Operating expenses will be the number one concern this quarter as we work through this heightened period of Inflation. And controlling expenses, not enhancing income, will mean the difference between survival and bankruptcy for some companies.

So here's today's moral: take your eyes off the sales and income, and pay particular attention to the expense side of the ledger. It's terrific to see sales expand, but only if the company controls expenses. In the case of Microsoft, I'm looking at the net income, not top-line revenue, as the objective measure of how the company is performing.

This afternoon the final two of the big five tech companies will report their results: Apple Computer and Amazon.

Now, Apple has a more challenging course ahead, as trouble with sourcing components and the lockdown of an iPhone plant may cause some delivery issues for Apple. We are likely to see softening sales for both companies.

Overall, customers feel the full impact of the rising cost of living. And this will cause them to cut back on year-end spending. It will lead to possible sales declines for Apple and fewer deliveries for Amazon.

But both companies will be just fine if they control their expenses. Cost control will be incredibly challenging for Amazon, with higher fuel and transportation costs.

It is early in this inflation cycle, but I remember the last time Inflation hit back in the early 1980s. I worked for a major financial services company when they reported an abysmal quarter's results. Like many companies, they had allowed their expenses to climb too high.
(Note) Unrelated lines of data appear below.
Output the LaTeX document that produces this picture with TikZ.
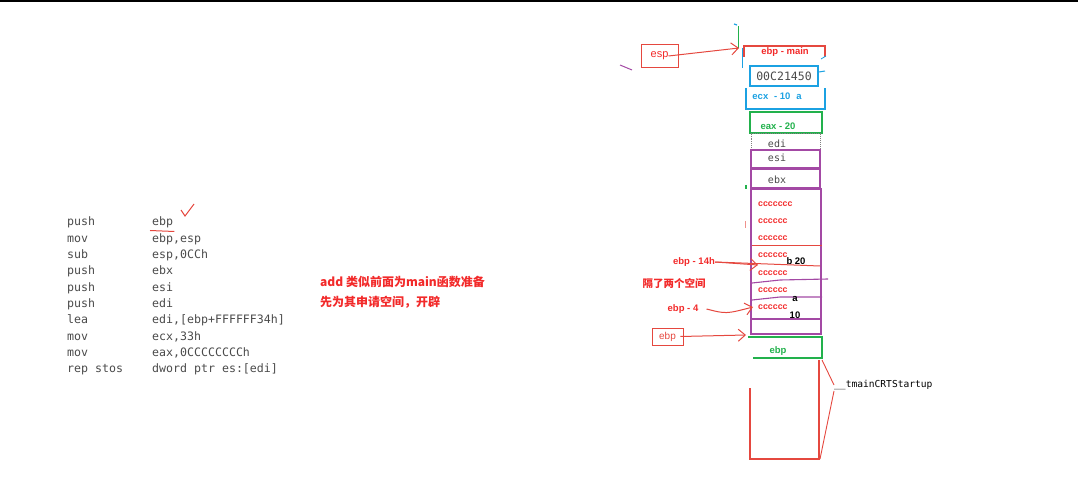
\documentclass[tikz,border=0pt]{standalone}
\usepackage{fontspec}
\setmainfont{Liberation Sans}
\newfontfamily\monofont{DejaVu Sans Mono}
\newfontfamily\cjk{Noto Sans CJK SC}
\usetikzlibrary{arrows.meta}
\definecolor{rd}{HTML}{E5483F}
\definecolor{rtxt}{HTML}{F22A2A}
\definecolor{bl}{HTML}{1BA1E2}
\definecolor{gr}{HTML}{22B14C}
\definecolor{pu}{HTML}{A349A4}
\definecolor{codegray}{HTML}{4A4A4A}
\tikzset{
  code/.style={anchor=base west, inner sep=0pt, text=codegray, font=\monofont\fontsize{11.6}{12}\selectfont},
  stk/.style={inner sep=0pt, font=\bfseries\fontsize{9.5}{10}\selectfont},
  cc/.style={stk, anchor=west, text=rtxt, font=\bfseries\fontsize{8.8}{10}\selectfont},
  lbl/.style={inner sep=0pt, text=rtxt, font=\bfseries\fontsize{9.5}{10}\selectfont},
  cn/.style={anchor=base west, inner sep=0pt, text=rtxt, font=\cjk\bfseries\fontsize{12}{14}\selectfont},
  rarrow/.style={rd, line width=1pt, -{Straight Barb[length=7pt,width=12pt]}},
}
\begin{document}
\begin{tikzpicture}[x=1pt,y=-1pt]
\useasboundingbox (0,0) rectangle (1078,478);
% top border line
\draw[line width=2pt] (0,1) -- (1078,1);

% ---------- code ----------
\foreach \i/\op/\arg in {0/push/ebp,1/mov/{ebp,esp},2/sub/{esp,0CCh},3/push/ebx,4/push/esi,5/push/edi,6/lea/{edi,[ebp+FFFFFF34h]},7/mov/{ecx,33h},8/mov/{eax,0CCCCCCCCh},9/rep stos/{dword ptr es:[edi]}}{
  \node[code] (op\i) at (67,{226+16.3*\i}) {\op};
  \node[code] (arg\i) at (152,{226+16.3*\i}) {\arg};
}
\draw[rd, line width=1pt] ([yshift=-4.5pt,xshift=-2pt]arg0.base west) -- ([yshift=-5.5pt,xshift=1pt]arg0.base east);
\draw[rd, line width=1pt] (181,210) -- (185,216) -- (194,204);

% ---------- chinese notes ----------
\node[cn] (n1) at (320,287) {add 类似前面为main函数准备};
\node[cn] (n2) at (320,306) {先为其申请空间，开辟};

% ---------- stack ----------
% ebp - main
\draw[rd, line width=1.1pt] (744,57) -- (744,46) -- (825,46) -- (825,57);
\draw[bl, line width=1pt] (742,48) -- (742,68);
\draw[gr, line width=1pt] (738,26) -- (738,48);
\draw[bl, line width=1.2pt] (734,24) -- (737,25);
\draw[bl, line width=0.8pt] (821,59) -- (826,56);
\node[stk, text=rtxt] (ebpmain) at (785,52) {ebp - main};

% 00C21450
\node[draw=bl, line width=1.8pt, minimum width=68pt, minimum height=20pt, inner sep=0pt,
      text=codegray, font=\monofont\fontsize{11.5}{12}\selectfont] (addr) at (784,76) {00C21450};
\draw[bl, line width=1pt] (819,72) -- (825,71);

% ecx
\draw[bl, line width=1.4pt] (746,88) -- (746,109) -- (825,109) -- (825,88);
\node[stk, text=bl] (ecx) at (777,96) {ecx\,\, - 10\,\, a};

% eax
\node[draw=gr, line width=1.8pt, minimum width=72pt, minimum height=21pt, inner sep=0pt] (eaxbox) at (786,122.5) {};
\node[stk, text=gr] (eax) at (778,126) {eax - 20};

% edi / esi / ebx
\node[draw=gray, densely dotted, line width=0.9pt, minimum width=69pt, minimum height=17pt, inner sep=0pt] (edibox) at (785.5,141.5) {};
\node[inner sep=0pt, text=codegray, font=\monofont\fontsize{10}{11}\selectfont] (edi) at (777,144) {edi};
\node[draw=pu, line width=1.2pt, minimum width=69pt, minimum height=18pt, inner sep=0pt] (esibox) at (785.5,159) {};
\node[inner sep=0pt, text=codegray, font=\monofont\fontsize{10}{11}\selectfont] (esi) at (777,158) {esi};
\node[draw=pu, line width=1.2pt, minimum width=69pt, minimum height=19pt, inner sep=0pt] (ebxbox) at (785.5,178.5) {};
\node[inner sep=0pt, text=codegray, font=\monofont\fontsize{10}{11}\selectfont] (ebx) at (777,180) {ebx};

% local area
\node[draw=pu, line width=2.2pt, minimum width=70pt, minimum height=145pt, inner sep=0pt] (locals) at (786,261.5) {};
\draw[rd, line width=1pt] (752,246) -- (822,246);
\draw[pu, line width=1.1pt] (752,283) -- (780,280) -- (828,279);
\draw[pu, line width=1.1pt] (752,300) -- (780,297) -- (822,297);
\draw[pu, line width=1.1pt] (752,319) -- (821,319);
\node[cc] (c1) at (758,204) {ccccccc};
\node[cc] (c2) at (758,221) {cccccc};
\node[cc] (c3) at (758,238) {cccccc};
\node[cc] (c4) at (758,255) {cccccc};
\node[cc] (c5) at (758,273) {cccccc};
\node[cc] (c6) at (758,290) {cccccc};
\node[cc] (c7) at (758,307) {cccccc};
\node[stk, text=black] (b20) at (796,261) {b 20};
\node[stk, text=black] (va) at (795,299) {a};
\node[stk, text=black] (v10) at (795,315) {10};

% small marks
\draw[gr, line width=1.5pt] (746,185) -- (746,189);
\draw[rd!60, line width=1pt] (745,221) -- (745,228);
\draw[pu, line width=1pt] (620,65) -- (632,70);

% labels & arrows on the left of the stack
\node[lbl] (l14) at (694,262) {ebp - 14h};
\coordinate (t14) at (758,265);
\coordinate (e14) at (820,266);
\draw[rd, line width=1pt] (l14.east) -- (e14);
\draw[rarrow] (l14.east) -- (t14);
\node[inner sep=0pt, text=rtxt, font=\cjk\bfseries\fontsize{10.5}{12}\selectfont] (gap) at (674,283) {隔了两个空间};
\node[lbl] (l4) at (683,309) {ebp - 4};
\coordinate (t4) at (753,307);
\draw[rarrow] ([xshift=8pt]l4.east) .. controls (726,314) .. (t4);

% esp box
\node[draw=rd, line width=1pt, minimum width=37pt, minimum height=23pt, inner sep=0pt, text=rtxt,
      font=\fontsize{11}{12}\selectfont] (esp) at (659.5,56) {esp};
\coordinate (espt) at (739,48);
\draw[rarrow] ([xshift=-10pt]esp.east) -- (espt);

% ebp small box
\node[draw=rd, line width=0.8pt, minimum width=31pt, minimum height=17pt, inner sep=0pt, text=rd,
      font=\fontsize{10}{11}\selectfont] (ebpbox) at (667.5,336.5) {ebp};
\coordinate (ebpt) at (746,335);
\draw[rarrow] ([xshift=-3pt]ebpbox.east) -- (ebpt);

% green ebp
\draw[gr, line width=2.2pt] (748,337) -- (822,337) -- (822,358) -- (753,358);
\node[stk, text=gr] (ebpg) at (778,351) {ebp};

% tmainCRTStartup frame
\draw[rd, line width=1.1pt] (750,388) -- (750,459) -- (819,459) -- (819,360);
\node[anchor=west, inner sep=0pt, text=black, font=\monofont\fontsize{9.6}{10}\selectfont] (crt) at (834,385) {\_\_tmainCRTStartup};
\draw[rd, line width=0.9pt] (822,360) -- (crt.west);
\draw[rd, line width=0.9pt] ([yshift=-6pt]crt.west) -- (820,459);
\end{tikzpicture}
\end{document}
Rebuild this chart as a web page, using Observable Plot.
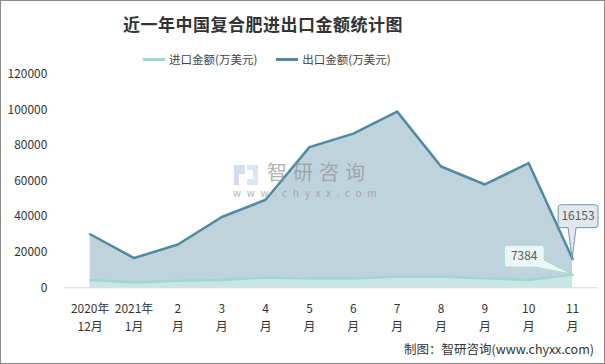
<!DOCTYPE html>
<html><head><meta charset="utf-8">
<script src="https://cdn.jsdelivr.net/npm/d3@7"></script>
<script src="https://cdn.jsdelivr.net/npm/@observablehq/plot@0.6"></script>
<style>
html,body{margin:0;padding:0;background:#fff;}
#wrap{position:relative;width:605px;height:364px;box-sizing:border-box;border:1px solid #8a8a8a;overflow:hidden;font-family:"Noto Sans CJK SC",sans-serif;}
#title{position:absolute;left:0;width:524px;top:10px;text-align:center;font-size:17px;font-weight:bold;color:#333;letter-spacing:0.5px;}
#legend{position:absolute;top:50px;left:142px;font-size:11.5px;color:#444;white-space:nowrap;}
#legend span.sw{display:inline-block;width:22px;height:3px;vertical-align:middle;margin-right:4px;position:relative;top:-1px;}
#legend span.it{margin-right:19px;}
#chart{position:absolute;left:0;top:60px;}
#footer{position:absolute;right:10px;top:338px;font-size:12.5px;color:#333;}
#wm1{position:absolute;left:266px;top:161px;font-size:20px;line-height:20px;color:#8f959b;opacity:0.7;letter-spacing:6px;}
#wm2{position:absolute;left:232px;top:187px;font-size:10px;line-height:10px;color:#8f959b;opacity:0.7;letter-spacing:5.7px;}
#logo{position:absolute;left:233px;top:164px;width:24px;height:20px;opacity:0.55;}
</style></head>
<body>
<div id="wrap">
  <div id="title">近一年中国复合肥进出口金额统计图</div>
  <div id="legend"></div>
  <div id="chart"></div>
  <div id="logo"><svg width="24" height="20"><path d="M0 0H11V9H5V20H0Z" fill="#b5c0d8"/><path d="M13 0H24V20H13V14H19V5H13Z" fill="#b9d4ec"/></svg></div>
  <div id="wm1">智研咨询</div>
  <div id="wm2">www.chyxx.com</div>
  <div id="footer">制图：智研咨询(www.chyxx.com)</div>
</div>
<script>
const months = ["2020年\n12月","2021年\n1月","2\n月","3\n月","4\n月","5\n月","6\n月","7\n月","8\n月","9\n月","10\n月","11\n月"];
const importValues = [4300,3000,3900,4300,5800,5200,5200,6300,6200,5400,4300,7384];
const exportValues = [30100,16700,24300,39800,49500,79100,86700,99100,68200,58100,70100,16153];
const seriesNames = ["进口金额(万美元)","出口金额(万美元)"];
const yTicks = [0,20000,40000,60000,80000,100000,120000];

const colors = {importLine:"#9fd7d2", importFill:"#c8e7e4", exportLine:"#508aa2", exportFill:"#bfd3dc"};

const data = months.map((m,i)=>({month:m, imp:importValues[i], exp:exportValues[i]}));
const last = data[data.length-1];

document.getElementById("legend").innerHTML =
  `<span class="it"><span class="sw" style="background:${colors.importLine}"></span>${seriesNames[0]}</span>` +
  `<span><span class="sw" style="background:${colors.exportLine}"></span>${seriesNames[1]}</span>`;

// callout renderer: box + pointer, positioned from the scaled data point
function callout(kind, label, fill, stroke) {
  return function(index, scales, values) {
    const g = d3.create("svg:g");
    const px = values.x[index[0]], py = values.y[index[0]];
    const r = 3;
    let x0, x1, y0, y1, path;
    if (kind === "above") {
      x0 = px - 14; x1 = px + 26; y0 = py - 54; y1 = py - 31;
      path = `M${x0+r},${y0}H${x1-r}Q${x1},${y0} ${x1},${y0+r}V${y1-r}Q${x1},${y1} ${x1-r},${y1}` +
             `H${px+4}L${px},${py}L${px-4},${y1}H${x0+r}Q${x0},${y1} ${x0},${y1-r}V${y0+r}Q${x0},${y0} ${x0+r},${y0}Z`;
    } else {
      x0 = px - 68; x1 = px - 28; y0 = py - 29; y1 = py - 7;
      path = `M${x0+r},${y0}H${x1-r}Q${x1},${y0} ${x1},${y0+r}V${y1-7}L${px},${py}L${x1-9},${y1}` +
             `H${x0+r}Q${x0},${y1} ${x0},${y1-r}V${y0+r}Q${x0},${y0} ${x0+r},${y0}Z`;
    }
    g.append("path").attr("d", path).attr("fill", fill).attr("stroke", stroke).attr("stroke-width", 1);
    g.append("text").attr("x", (x0+x1)/2).attr("y", (y0+y1)/2).attr("dy", "0.35em")
      .attr("text-anchor", "middle").attr("fill", "#5a5a5a").attr("font-size", 12).text(label);
    return g.node();
  };
}

const chart = Plot.plot({
  width: 605,
  height: 280,
  marginTop: 13,
  marginBottom: 53,
  marginLeft: 63,
  marginRight: 7,
  style: {fontFamily: '"Noto Sans CJK SC", sans-serif', fontSize: "12px", color: "#333", background: "transparent"},
  x: {type: "point", domain: months, padding: 0.5, label: null},
  y: {domain: [0,120000], label: null},
  marks: [
    Plot.areaY(data, {x: "month", y: "exp", fill: colors.exportFill}),
    Plot.areaY(data, {x: "month", y: "imp", fill: colors.importFill}),
    Plot.ruleY([0], {stroke: "#d9d9d9", strokeWidth: 1}),
    Plot.lineY(data, {x: "month", y: "exp", stroke: colors.exportLine, strokeWidth: 2.5}),
    Plot.lineY(data, {x: "month", y: "imp", stroke: colors.importLine, strokeWidth: 2.5}),
    Plot.axisY({ticks: yTicks, tickSize: 0, tickPadding: 17, tickFormat: d => String(d), fontSize: 12, label: null}),
    Plot.axisX({tickSize: 0, tickPadding: 13, lineHeight: 1.5, fontSize: 12, label: null}),
    Plot.dot([last], {x: "month", y: "imp", render: callout("left", String(last.imp), "#ebf6f5", "#a5dbd5")}),
    Plot.dot([last], {x: "month", y: "exp", render: callout("above", String(last.exp), "#e1e9ee", "#6d98ac")})
  ]
});
document.getElementById("chart").appendChild(chart);
</script>
</body></html>
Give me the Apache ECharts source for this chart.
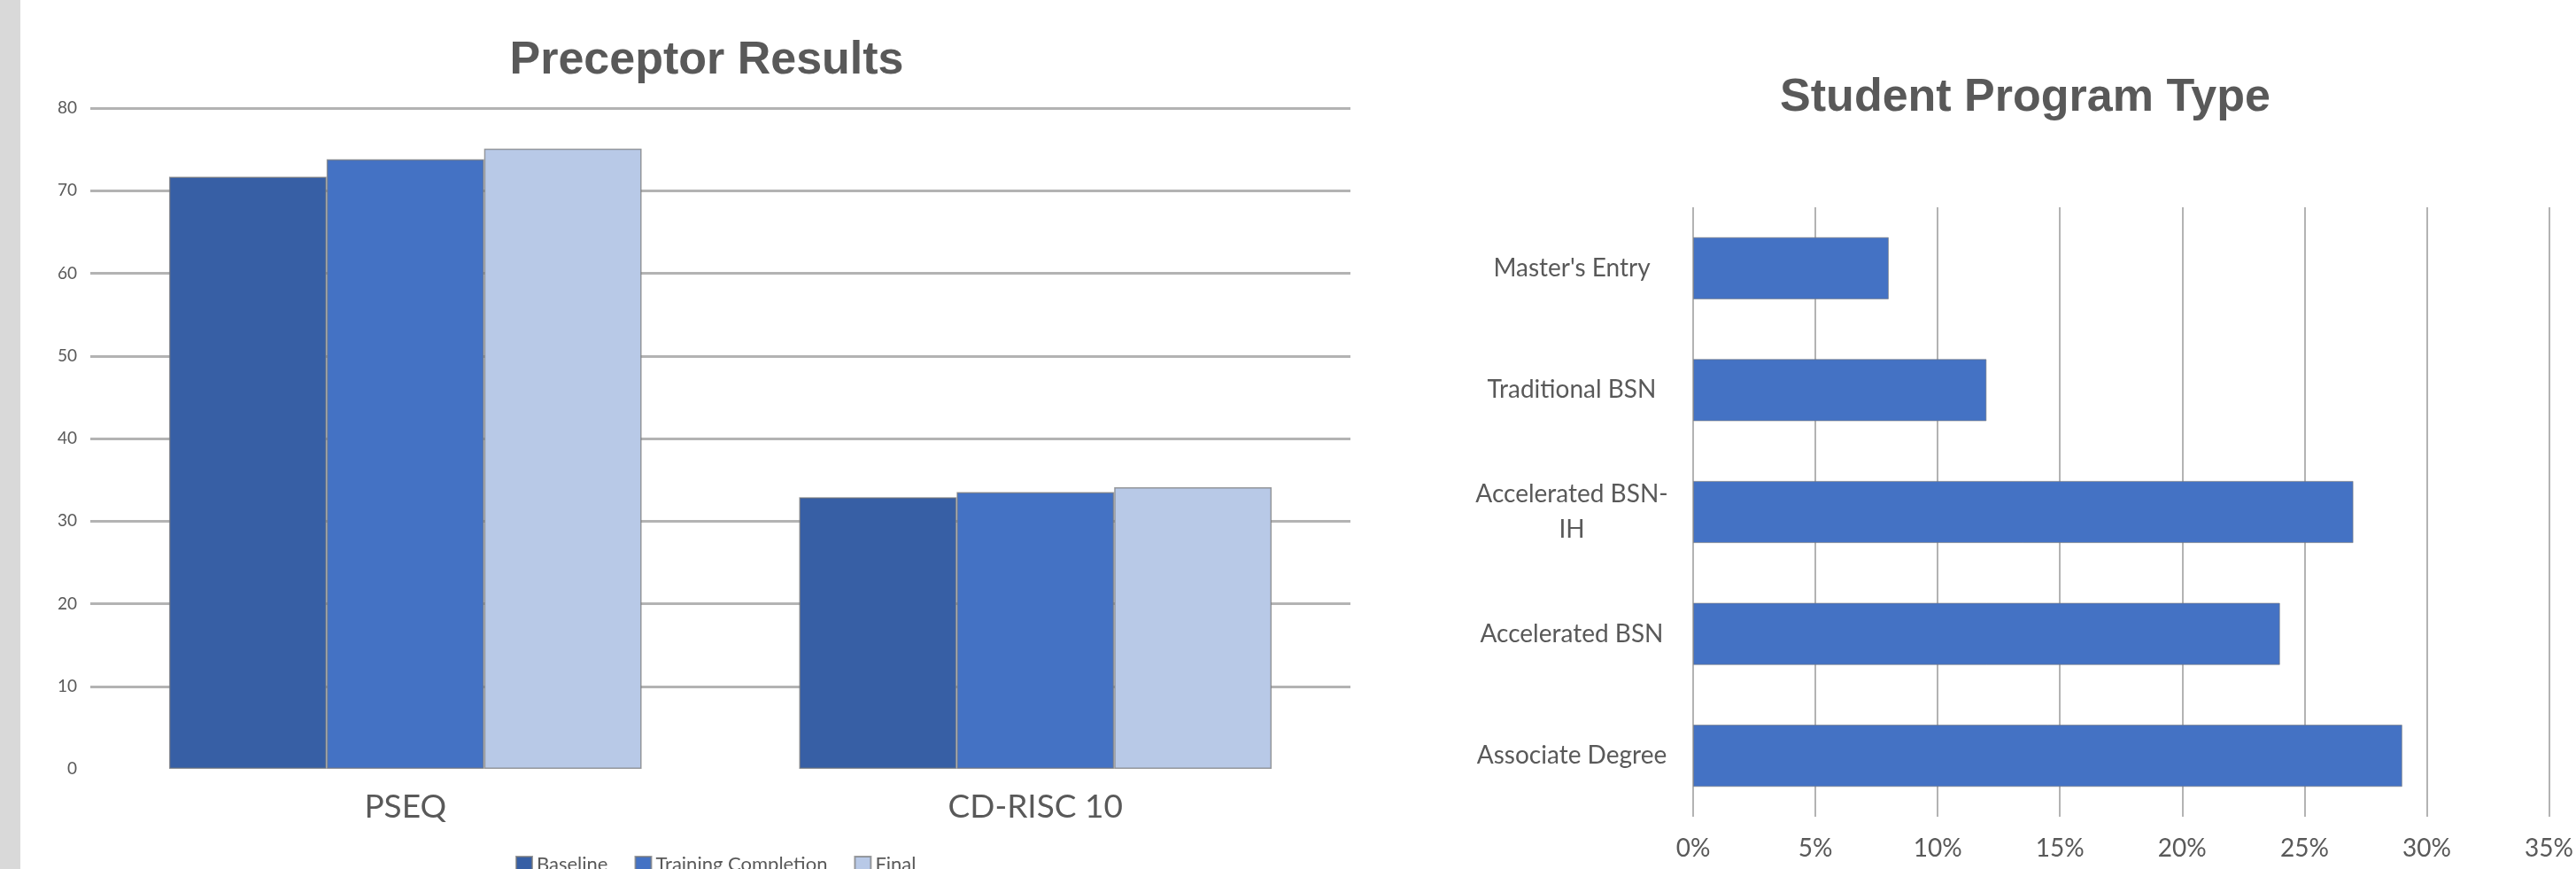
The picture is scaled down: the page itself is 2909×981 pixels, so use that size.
<!DOCTYPE html>
<html>
<head>
<meta charset="utf-8">
<script src="https://cdn.jsdelivr.net/npm/echarts@6/dist/echarts.min.js"></script>
<style>
  html, body { margin: 0; padding: 0; background: #fff; }
  #chart { width: 2909px; height: 981px; }
</style>
</head>
<body>
<div id="chart"></div>
<script>
// 左图：Preceptor Results
const measures = ["PSEQ", "CD-RISC 10"]
const baseline = [71.7, 32.9]
const trainingCompletion = [73.8, 33.5]
const finalScores = [75.1, 34.1]
const scoreTicks = { min: 0, max: 80, interval: 10 }

// 右图：Student Program Type（自下而上）
const programs = ["Associate Degree", "Accelerated BSN", "Accelerated BSN-IH", "Traditional BSN", "Master's Entry"]
const programShare = [29, 24, 27, 12, 8]
const shareTicks = { min: 0, max: 35, interval: 5 }

const textGray = "#595959"
const gridGray = "#b3b3b3"
const labelFont = "Lato, 'Open Sans', sans-serif"
const titleFont = "'Liberation Sans', Arial, sans-serif"

const chart = echarts.init(document.getElementById("chart"))

function scoreBar(name, data, color) {
  return {
    name,
    type: "bar",
    xAxisIndex: 0,
    yAxisIndex: 0,
    data,
    barGap: "0%",
    barCategoryGap: "25%",
    itemStyle: { color, borderColor: "rgba(120,120,120,0.7)", borderWidth: 1.5 }
  }
}

const option = {
  backgroundColor: "#ffffff",
  animation: false,
  graphic: [
    { type: "rect", shape: { x: 0, y: 0, width: 23, height: 981 }, style: { fill: "#d9d9d9" } }
  ],
  title: [
    {
      text: "Preceptor Results",
      left: 793,
      top: 38,
      textAlign: "center",
      textStyle: { fontFamily: titleFont, fontWeight: "bold", fontSize: 52, lineHeight: 52, color: textGray }
    },
    {
      text: "Student Program Type",
      left: 2282,
      top: 80,
      textAlign: "center",
      textStyle: { fontFamily: titleFont, fontWeight: "bold", fontSize: 52, lineHeight: 52, color: textGray }
    }
  ],
  legend: {
    data: ["Baseline", "Training Completion", "Final"],
    left: 582,
    top: 965,
    padding: 0,
    icon: "rect",
    itemWidth: 18,
    itemHeight: 18,
    itemGap: 30,
    textStyle: { fontFamily: labelFont, fontSize: 22, color: textGray }
  },
  grid: [
    { left: 102, top: 122, width: 1423, height: 746 },
    { left: 1912, top: 234, width: 977, height: 688 }
  ],
  xAxis: [
    {
      type: "category",
      gridIndex: 0,
      data: measures,
      axisLine: { show: false },
      axisTick: { show: false },
      axisLabel: { fontFamily: labelFont, fontSize: 37, lineHeight: 37, color: textGray, margin: 25 }
    },
    {
      type: "value",
      gridIndex: 1,
      min: shareTicks.min,
      max: shareTicks.max,
      interval: shareTicks.interval,
      axisLine: { show: false },
      axisTick: { show: false },
      splitLine: { show: true, showMinLine: true, showMaxLine: true, lineStyle: { color: gridGray, width: 2 } },
      axisLabel: { formatter: "{value}%", fontFamily: labelFont, fontSize: 28, lineHeight: 28, color: textGray, margin: 22 }
    }
  ],
  yAxis: [
    {
      type: "value",
      gridIndex: 0,
      min: scoreTicks.min,
      max: scoreTicks.max,
      interval: scoreTicks.interval,
      axisLine: { show: false },
      axisTick: { show: false },
      splitLine: { show: true, showMinLine: false, lineStyle: { color: gridGray, width: 3 } },
      axisLabel: { fontFamily: labelFont, fontSize: 19, color: textGray, margin: 15 }
    },
    {
      type: "category",
      gridIndex: 1,
      data: programs,
      axisLine: { show: false },
      axisTick: { show: false },
      splitLine: { show: false },
      axisLabel: {
        align: "center",
        margin: 137,
        fontFamily: labelFont,
        fontSize: 28,
        lineHeight: 40,
        color: textGray,
        formatter: (v) => v.replace("BSN-IH", "BSN-\nIH")
      }
    }
  ],
  series: [
    scoreBar("Baseline", baseline, "#375fa5"),
    scoreBar("Training Completion", trainingCompletion, "#4472c4"),
    scoreBar("Final", finalScores, "#b8c9e7"),
    {
      name: "Program Type",
      type: "bar",
      xAxisIndex: 1,
      yAxisIndex: 1,
      data: programShare,
      barCategoryGap: "49%",
      itemStyle: { color: "#4472c4", borderColor: "rgba(120,120,120,0.6)", borderWidth: 1 }
    }
  ]
}

chart.setOption(option)
</script>
</body>
</html>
The next thing I knew, the board of directions appointed the Chief Financial Officer as President. At least he can get expenses under control, was their thinking. Who better to get costs under control than the company's accountant? In times like this, the quicker companies adopt that approach, the better.


Econ Briefs


For the first time in three quarters, the American Economy recorded positive growth. GDP is up 2.6%, exceeding Wall Streets' estimate by 2/10th percent. This GDP Growth is very positive news indeed. Combined with the GDP Price indicator, the economy is improving. GDP Inflation came in a complete 5% BELOW last quarter's level. And a sign that inflation may be cooling.

The Federal Reserve is now in an exciting position. The Fed meets next Wednesday to set the new interest rate. Many on Wall Street think the Fed can dial back on its rate hikes. Raising rates by only half a percent, rather than the three-quarters percent we saw last month.

Lower rates are why we've seen bonds rallying for the last two days.

This GDP Report is excellent news, with better-than-expected economic growth and lower and expected inflation.

It doesn't get much better than this.

Let's see if we can get some good news when Apple computer and Amazon report their results later this afternoon.